Bref, dommage en définitive que ce livre soit abordé avec un  a priori anticlérical à l'opposé de ce que doit être un véritable travail universitaire.

Ceci dit, la question de la valeur du Minhag reste et se trouve être également centrale dans la deuxième question: "depuis quand les séfarades d'Afrique du Nord suivent-ils des décisionnaires venant de Bagdad ?"

Cette question, elle est directement liée à un phénomène appelé Ovadia Yossef. Et fera l'objet d'un prochain billet entièrement dédié à ce Maître souvent controversé, mais bien plus complexe qu'il n'y paraît...(ça s'appelle du Teasing ;-))

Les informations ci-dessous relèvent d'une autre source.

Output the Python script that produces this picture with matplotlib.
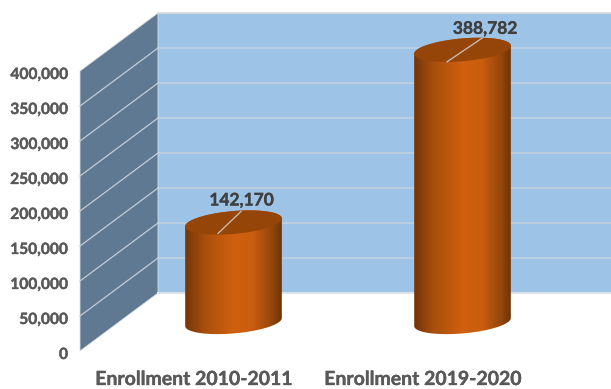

En attendant bonnes fêtes de Pessah ! 

5 commentaires:

Anonyme a dit…

Pashut, excellent !

Anonyme a dit…

Le teasing est meilleur lorsqu'il ne dure pas trop longtemps, j'ai hâte de vous lire !!!

Anonyme a dit…

a quand l'article sur Rav Ovadia Yossef?
on l'attend!

Frison a dit…

Il est arrivé ! (la première partie ;-))

Anonyme a dit…

Franchement, je trouve que se poser la question sur les minhaguim est vraiment essentiel (une idée importante n'a pas été soulevée, est-ce que les minhaquim ont un role paliatif à la Halah'a, ou peuvent-ils etre même contraire: minhag, meme lettres qui composent le mot guehinam! d'où la vigilance quant l'adoption d'un minhag).
Cependant, un élément de base manque à cet article, tout d'abord les DEFINITIONS, qu'appelez-vous minhag!? Le minhag, semble au regard de cet article se confondre avec une tenue vestimentaire, ce qui n'est en aucun cas le cas!
Le minhag n'est pas une coutume vestimentaire !
Deuxième point: Si l'on admet l'hypothèse que le minhag serait une coutume vestimentaire, les sfaradim du 14 ou même du 16è ne serait pas sfarade pour vous, car il n'était pas en djelaba !
Troisième point de fond: Concernant l'article de Kountrass, un périodique, qui je vous l'accorde manque de teneur, qui se borne à se limiter à un conflit religieux dépassé, encore une fois il y a un problème de définition, MODERNITE, la modernité n'est pas les droits de l'homme, ou le satellite ! Les droits de l'homme... datent de 1789, et oui sa date ! D'ou le problème de définition.